#### Problem to work on
Copy out each line in the material below that has the word "this".

########

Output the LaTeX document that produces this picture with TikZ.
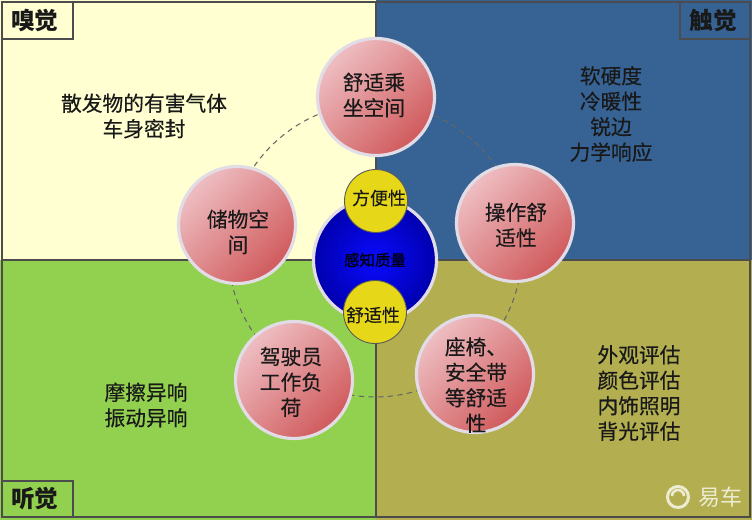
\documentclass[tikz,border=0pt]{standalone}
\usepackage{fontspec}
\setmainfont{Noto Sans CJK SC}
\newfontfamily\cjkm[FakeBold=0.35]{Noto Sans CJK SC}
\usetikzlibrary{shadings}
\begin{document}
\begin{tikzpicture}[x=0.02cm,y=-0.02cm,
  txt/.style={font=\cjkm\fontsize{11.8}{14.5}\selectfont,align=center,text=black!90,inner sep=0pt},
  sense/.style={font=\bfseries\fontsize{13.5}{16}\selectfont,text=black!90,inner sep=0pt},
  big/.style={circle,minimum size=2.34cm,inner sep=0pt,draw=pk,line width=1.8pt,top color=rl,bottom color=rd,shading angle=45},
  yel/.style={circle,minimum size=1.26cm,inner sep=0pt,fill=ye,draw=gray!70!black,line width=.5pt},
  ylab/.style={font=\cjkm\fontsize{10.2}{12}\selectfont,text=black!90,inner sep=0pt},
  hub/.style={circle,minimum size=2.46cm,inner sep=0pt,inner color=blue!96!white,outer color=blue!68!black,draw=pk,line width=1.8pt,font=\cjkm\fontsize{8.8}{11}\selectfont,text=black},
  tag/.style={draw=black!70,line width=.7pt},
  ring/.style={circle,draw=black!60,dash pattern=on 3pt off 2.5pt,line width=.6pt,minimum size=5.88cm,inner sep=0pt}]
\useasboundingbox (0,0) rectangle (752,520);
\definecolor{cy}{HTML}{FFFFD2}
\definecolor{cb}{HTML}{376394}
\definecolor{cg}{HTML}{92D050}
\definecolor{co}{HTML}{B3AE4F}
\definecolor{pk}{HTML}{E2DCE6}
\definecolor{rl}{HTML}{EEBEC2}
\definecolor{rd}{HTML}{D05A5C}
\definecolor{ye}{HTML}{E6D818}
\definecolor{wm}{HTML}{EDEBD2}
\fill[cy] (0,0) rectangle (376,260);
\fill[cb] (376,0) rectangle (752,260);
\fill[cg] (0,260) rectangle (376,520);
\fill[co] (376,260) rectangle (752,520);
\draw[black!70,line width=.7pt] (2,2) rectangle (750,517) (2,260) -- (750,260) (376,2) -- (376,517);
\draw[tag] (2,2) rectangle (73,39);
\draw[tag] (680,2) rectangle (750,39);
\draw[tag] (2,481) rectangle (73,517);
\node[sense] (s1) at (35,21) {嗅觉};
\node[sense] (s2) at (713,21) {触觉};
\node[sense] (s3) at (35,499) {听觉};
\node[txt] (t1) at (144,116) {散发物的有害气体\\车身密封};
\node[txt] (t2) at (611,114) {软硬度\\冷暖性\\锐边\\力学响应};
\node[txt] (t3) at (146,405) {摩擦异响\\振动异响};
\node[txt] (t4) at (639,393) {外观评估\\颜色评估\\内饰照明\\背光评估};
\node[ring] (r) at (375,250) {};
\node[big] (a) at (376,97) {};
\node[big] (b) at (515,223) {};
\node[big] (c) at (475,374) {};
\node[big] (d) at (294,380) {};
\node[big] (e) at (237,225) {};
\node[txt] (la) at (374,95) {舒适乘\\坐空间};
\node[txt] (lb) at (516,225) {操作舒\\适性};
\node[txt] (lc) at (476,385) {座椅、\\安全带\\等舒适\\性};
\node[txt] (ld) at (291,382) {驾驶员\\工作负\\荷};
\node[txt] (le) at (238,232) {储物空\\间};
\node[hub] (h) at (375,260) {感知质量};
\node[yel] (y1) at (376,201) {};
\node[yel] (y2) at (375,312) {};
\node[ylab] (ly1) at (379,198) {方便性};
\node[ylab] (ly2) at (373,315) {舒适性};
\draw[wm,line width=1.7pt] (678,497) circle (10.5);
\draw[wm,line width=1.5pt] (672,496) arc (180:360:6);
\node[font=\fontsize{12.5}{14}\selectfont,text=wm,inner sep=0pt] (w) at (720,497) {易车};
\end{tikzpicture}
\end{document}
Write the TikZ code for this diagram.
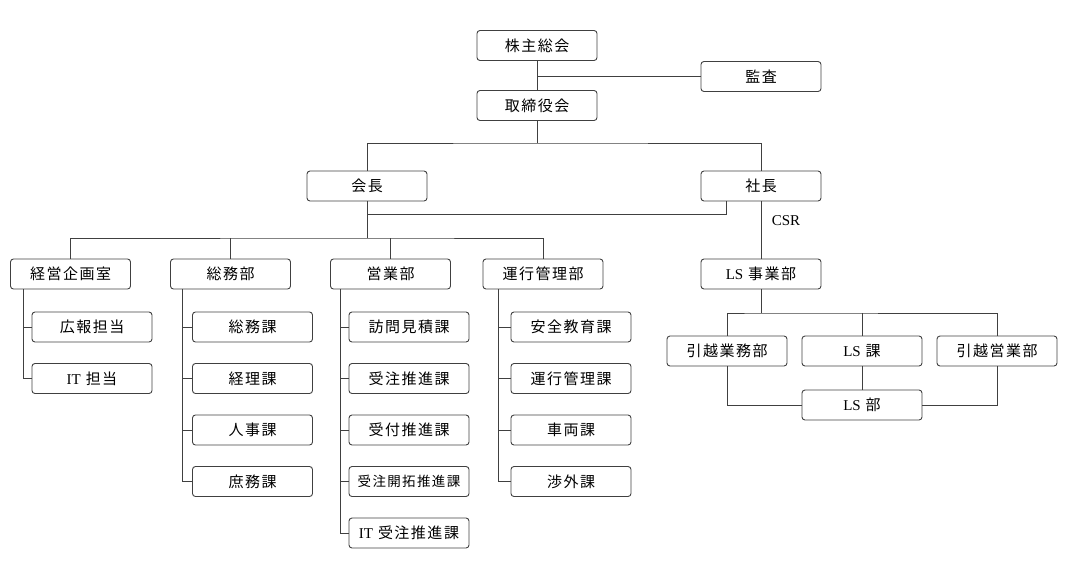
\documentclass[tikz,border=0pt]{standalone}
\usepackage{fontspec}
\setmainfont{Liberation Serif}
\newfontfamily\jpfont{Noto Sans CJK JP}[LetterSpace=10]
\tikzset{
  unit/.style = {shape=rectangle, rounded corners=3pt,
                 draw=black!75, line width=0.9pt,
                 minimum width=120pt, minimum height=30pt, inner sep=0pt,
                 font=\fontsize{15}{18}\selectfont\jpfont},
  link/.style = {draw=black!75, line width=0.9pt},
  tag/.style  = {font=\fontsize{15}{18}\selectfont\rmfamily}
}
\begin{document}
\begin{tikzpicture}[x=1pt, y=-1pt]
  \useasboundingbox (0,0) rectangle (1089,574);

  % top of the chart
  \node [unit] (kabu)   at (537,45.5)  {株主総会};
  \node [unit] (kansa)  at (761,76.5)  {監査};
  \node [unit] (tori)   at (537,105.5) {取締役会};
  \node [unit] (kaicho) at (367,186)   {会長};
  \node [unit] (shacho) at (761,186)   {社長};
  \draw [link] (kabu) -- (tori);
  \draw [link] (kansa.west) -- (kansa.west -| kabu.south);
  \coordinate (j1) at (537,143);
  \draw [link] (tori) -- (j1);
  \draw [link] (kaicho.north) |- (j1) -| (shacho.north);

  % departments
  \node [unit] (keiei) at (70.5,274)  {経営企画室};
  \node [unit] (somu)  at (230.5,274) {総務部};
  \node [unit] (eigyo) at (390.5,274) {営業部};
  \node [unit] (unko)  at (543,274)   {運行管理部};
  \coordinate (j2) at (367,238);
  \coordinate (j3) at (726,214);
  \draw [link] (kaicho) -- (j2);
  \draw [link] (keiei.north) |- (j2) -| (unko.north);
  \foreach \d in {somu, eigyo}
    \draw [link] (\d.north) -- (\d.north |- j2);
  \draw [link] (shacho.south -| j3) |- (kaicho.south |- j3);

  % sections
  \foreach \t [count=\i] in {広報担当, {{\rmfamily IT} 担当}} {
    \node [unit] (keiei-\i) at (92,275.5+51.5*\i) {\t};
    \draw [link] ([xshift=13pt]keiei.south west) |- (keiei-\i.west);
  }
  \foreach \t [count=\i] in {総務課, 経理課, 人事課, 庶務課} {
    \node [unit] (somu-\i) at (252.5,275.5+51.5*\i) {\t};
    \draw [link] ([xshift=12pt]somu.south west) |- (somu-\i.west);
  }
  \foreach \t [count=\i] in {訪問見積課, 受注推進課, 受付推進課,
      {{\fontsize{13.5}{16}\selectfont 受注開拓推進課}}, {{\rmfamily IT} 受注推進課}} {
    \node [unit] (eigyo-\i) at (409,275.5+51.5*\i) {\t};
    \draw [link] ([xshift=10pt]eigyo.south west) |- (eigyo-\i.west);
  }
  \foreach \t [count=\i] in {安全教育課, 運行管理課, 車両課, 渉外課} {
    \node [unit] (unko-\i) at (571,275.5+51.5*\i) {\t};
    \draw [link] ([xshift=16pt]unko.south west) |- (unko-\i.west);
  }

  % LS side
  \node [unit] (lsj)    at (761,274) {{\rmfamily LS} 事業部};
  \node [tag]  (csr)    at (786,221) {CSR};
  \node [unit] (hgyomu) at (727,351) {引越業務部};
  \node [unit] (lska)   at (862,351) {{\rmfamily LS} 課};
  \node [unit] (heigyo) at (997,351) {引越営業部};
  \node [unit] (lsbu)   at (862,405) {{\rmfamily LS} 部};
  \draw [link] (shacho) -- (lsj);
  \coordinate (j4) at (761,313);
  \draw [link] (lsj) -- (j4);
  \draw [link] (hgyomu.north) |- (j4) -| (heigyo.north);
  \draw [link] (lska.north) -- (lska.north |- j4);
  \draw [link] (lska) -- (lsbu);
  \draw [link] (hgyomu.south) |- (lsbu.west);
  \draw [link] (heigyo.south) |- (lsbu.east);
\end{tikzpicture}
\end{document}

########

#### Output of the exercise
Output the LaTeX document that produces this picture with TikZ.
Write the TikZ code for this diagram.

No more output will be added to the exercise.